Stated problem: Every entry must be repeated exactly. Exclude all pictures.

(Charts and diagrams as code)
+ + +
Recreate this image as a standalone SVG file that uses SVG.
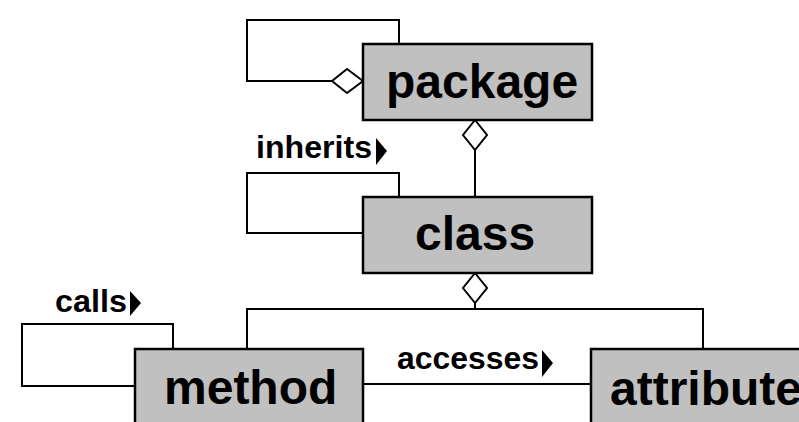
<svg xmlns="http://www.w3.org/2000/svg" width="799" height="422" viewBox="0 0 799 422">
<defs>
<style>
.box{fill:#c0c0c0;stroke:#000;stroke-width:2.5}
.big{font-family:"Liberation Sans",Arial,sans-serif;font-weight:bold;font-size:48px;fill:#000}
.lbl{font-family:"Liberation Sans",Arial,sans-serif;font-weight:bold;font-size:31px;fill:#000}
.ln{fill:none;stroke:#000;stroke-width:2}
.dia{fill:#fff;stroke:#000;stroke-width:2}
.tri{fill:#000}
</style>
</defs>
<rect width="799" height="422" fill="#fff"/>
<g id="connectors">
<polyline class="ln" points="332,81 247,81 247,20 399,20 399,44"/>
<polygon class="dia" points="363,81 347,69 332,81 347,93"/>
<line class="ln" x1="475" y1="150" x2="475" y2="197"/>
<polygon class="dia" points="475,120 487,135 475,150 463,135"/>
<polyline class="ln" points="363,233 247,233 247,173 399,173 399,197"/>
<text class="lbl" x="256" y="158" textLength="116" lengthAdjust="spacingAndGlyphs">inherits</text>
<polygon class="tri" points="376,138 387,151 376,165"/>
<polygon class="dia" points="475,273 487,288 475,303 463,288"/>
<line class="ln" x1="475" y1="303" x2="475" y2="309"/>
<polyline class="ln" points="247,349 247,309 703,309 703,349"/>
<polyline class="ln" points="135,386 22,386 22,324 173,324 173,349"/>
<text class="lbl" x="55" y="312" textLength="72" lengthAdjust="spacingAndGlyphs">calls</text>
<polygon class="tri" points="130,291 141,303 130,316"/>
<line class="ln" x1="363" y1="384" x2="591" y2="384"/>
<text class="lbl" x="397" y="369" textLength="142" lengthAdjust="spacingAndGlyphs">accesses</text>
<polygon class="tri" points="542,350 553,363 542,377"/>
</g>
<g id="package">
<rect class="box" x="363" y="44" width="229" height="76"/>
<text class="big" x="386" y="98">package</text>
</g>
<g id="class">
<rect class="box" x="363" y="197" width="229" height="76"/>
<text class="big" x="415" y="250">class</text>
</g>
<g id="method">
<rect class="box" x="135" y="349" width="228" height="100"/>
<text class="big" x="164" y="404">method</text>
</g>
<g id="attribute">
<rect class="box" x="591" y="349" width="240" height="100"/>
<text class="big" x="610" y="405">attribute</text>
</g>
</svg>
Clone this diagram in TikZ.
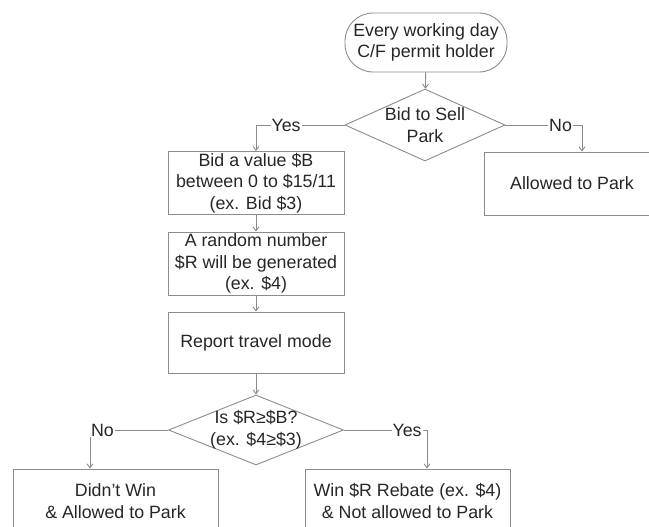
\documentclass[tikz,border=0pt]{standalone}
\usepackage{fontspec}
\setmainfont{Liberation Sans}
\usetikzlibrary{shapes.geometric, arrows.meta, positioning}

\begin{document}
\begin{tikzpicture}[x=1pt, y=-1pt, line width=0.9pt, draw=gray!90,
    every node/.style={font=\fontsize{17.8}{21.5}\selectfont, text=black!85},
    box/.style={shape=rectangle, draw=gray!90, align=center, inner sep=0pt, minimum width=176pt, minimum height=63pt},
    wide/.style={box, minimum width=205pt, minimum height=64pt},
    term/.style={box, rounded corners=28pt, minimum width=162pt, minimum height=59pt},
    choice/.style={shape=diamond, draw=gray!90, inner sep=0pt, node contents={}},
    lbl/.style={fill=white, inner sep=1pt},
    flow/.style={-{Straight Barb[length=4pt, width=6pt]}, gray!90}]
            \useasboundingbox (0,0) rectangle (649,527);
            \draw node (start) at (426, 42.5) [term, font=\fontsize{17.8}{20.5}\selectfont] {Every working day\\C/F permit holder};
            \draw node (sell) at (425, 125) [choice, minimum width=160pt, minimum height=72pt,
                label={[align=center]center:Bid to Sell\\Park}];
            \draw node (bid) at (256, 183) [box] {Bid a value \$B\\between 0 to \$15/11\\(ex. Bid \$3)};
            \draw node (park) at (572, 183.5) [box] {Allowed to Park};
            \draw node (rnd) at (256, 263.5) [box] {A random number\\\$R will be generated\\(ex. \$4)};
            \draw node (mode) at (256, 342.5) [box, minimum height=61pt] {Report travel mode};
            \draw node (win?) at (256, 430) [choice, minimum width=175pt, minimum height=70pt,
                label={[align=center]center:Is \$R≥\$B?\\(ex. \$4≥\$3)}];
            \draw node (lose) at (115.5, 501) [wide] {Didn't Win\\\& Allowed to Park};
            \draw node (rebate) at (407.5, 501) [wide] {Win \$R Rebate (ex. \$4)\\\& Not allowed to Park};
            %Arrows
            \draw[flow] (start) -- (sell);
            \draw[flow] (sell.west) -| node[lbl, pos=0.33] {Yes} (bid.north);
            \draw[flow] (sell.east) -| node[lbl, pos=0.36] {No} ([xshift=10pt]park.north);
            \foreach \a/\b in {bid/rnd, rnd/mode, mode/win?}
                \draw[flow] (\a) -- (\b);
            \draw[flow] (win?.west) -| node[lbl, pos=0.42] {No} ([xshift=-25.5pt]lose.north);
            \draw[flow] (win?.east) -| node[lbl, pos=0.38] {Yes} ([xshift=19.5pt]rebate.north);
\end{tikzpicture}
\end{document}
+ + +
Complete answer:
Recreate this image as a standalone SVG file that uses SVG.
<svg xmlns="http://www.w3.org/2000/svg" width="799" height="422" viewBox="0 0 799 422">
<defs>
<style>
.box{fill:#c0c0c0;stroke:#000;stroke-width:2.5}
.big{font-family:"Liberation Sans",Arial,sans-serif;font-weight:bold;font-size:48px;fill:#000}
.lbl{font-family:"Liberation Sans",Arial,sans-serif;font-weight:bold;font-size:31px;fill:#000}
.ln{fill:none;stroke:#000;stroke-width:2}
.dia{fill:#fff;stroke:#000;stroke-width:2}
.tri{fill:#000}
</style>
</defs>
<rect width="799" height="422" fill="#fff"/>
<g id="connectors">
<polyline class="ln" points="332,81 247,81 247,20 399,20 399,44"/>
<polygon class="dia" points="363,81 347,69 332,81 347,93"/>
<line class="ln" x1="475" y1="150" x2="475" y2="197"/>
<polygon class="dia" points="475,120 487,135 475,150 463,135"/>
<polyline class="ln" points="363,233 247,233 247,173 399,173 399,197"/>
<text class="lbl" x="256" y="158" textLength="116" lengthAdjust="spacingAndGlyphs">inherits</text>
<polygon class="tri" points="376,138 387,151 376,165"/>
<polygon class="dia" points="475,273 487,288 475,303 463,288"/>
<line class="ln" x1="475" y1="303" x2="475" y2="309"/>
<polyline class="ln" points="247,349 247,309 703,309 703,349"/>
<polyline class="ln" points="135,386 22,386 22,324 173,324 173,349"/>
<text class="lbl" x="55" y="312" textLength="72" lengthAdjust="spacingAndGlyphs">calls</text>
<polygon class="tri" points="130,291 141,303 130,316"/>
<line class="ln" x1="363" y1="384" x2="591" y2="384"/>
<text class="lbl" x="397" y="369" textLength="142" lengthAdjust="spacingAndGlyphs">accesses</text>
<polygon class="tri" points="542,350 553,363 542,377"/>
</g>
<g id="package">
<rect class="box" x="363" y="44" width="229" height="76"/>
<text class="big" x="386" y="98">package</text>
</g>
<g id="class">
<rect class="box" x="363" y="197" width="229" height="76"/>
<text class="big" x="415" y="250">class</text>
</g>
<g id="method">
<rect class="box" x="135" y="349" width="228" height="100"/>
<text class="big" x="164" y="404">method</text>
</g>
<g id="attribute">
<rect class="box" x="591" y="349" width="240" height="100"/>
<text class="big" x="610" y="405">attribute</text>
</g>
</svg>
Clone this diagram in TikZ.
\documentclass[tikz,border=0pt]{standalone}
\usepackage{fontspec}
\setmainfont{Liberation Sans}
\usetikzlibrary{shapes.geometric, arrows.meta, positioning}

\begin{document}
\begin{tikzpicture}[x=1pt, y=-1pt, line width=0.9pt, draw=gray!90,
    every node/.style={font=\fontsize{17.8}{21.5}\selectfont, text=black!85},
    box/.style={shape=rectangle, draw=gray!90, align=center, inner sep=0pt, minimum width=176pt, minimum height=63pt},
    wide/.style={box, minimum width=205pt, minimum height=64pt},
    term/.style={box, rounded corners=28pt, minimum width=162pt, minimum height=59pt},
    choice/.style={shape=diamond, draw=gray!90, inner sep=0pt, node contents={}},
    lbl/.style={fill=white, inner sep=1pt},
    flow/.style={-{Straight Barb[length=4pt, width=6pt]}, gray!90}]
            \useasboundingbox (0,0) rectangle (649,527);
            \draw node (start) at (426, 42.5) [term, font=\fontsize{17.8}{20.5}\selectfont] {Every working day\\C/F permit holder};
            \draw node (sell) at (425, 125) [choice, minimum width=160pt, minimum height=72pt,
                label={[align=center]center:Bid to Sell\\Park}];
            \draw node (bid) at (256, 183) [box] {Bid a value \$B\\between 0 to \$15/11\\(ex. Bid \$3)};
            \draw node (park) at (572, 183.5) [box] {Allowed to Park};
            \draw node (rnd) at (256, 263.5) [box] {A random number\\\$R will be generated\\(ex. \$4)};
            \draw node (mode) at (256, 342.5) [box, minimum height=61pt] {Report travel mode};
            \draw node (win?) at (256, 430) [choice, minimum width=175pt, minimum height=70pt,
                label={[align=center]center:Is \$R≥\$B?\\(ex. \$4≥\$3)}];
            \draw node (lose) at (115.5, 501) [wide] {Didn't Win\\\& Allowed to Park};
            \draw node (rebate) at (407.5, 501) [wide] {Win \$R Rebate (ex. \$4)\\\& Not allowed to Park};
            %Arrows
            \draw[flow] (start) -- (sell);
            \draw[flow] (sell.west) -| node[lbl, pos=0.33] {Yes} (bid.north);
            \draw[flow] (sell.east) -| node[lbl, pos=0.36] {No} ([xshift=10pt]park.north);
            \foreach \a/\b in {bid/rnd, rnd/mode, mode/win?}
                \draw[flow] (\a) -- (\b);
            \draw[flow] (win?.west) -| node[lbl, pos=0.42] {No} ([xshift=-25.5pt]lose.north);
            \draw[flow] (win?.east) -| node[lbl, pos=0.38] {Yes} ([xshift=19.5pt]rebate.north);
\end{tikzpicture}
\end{document}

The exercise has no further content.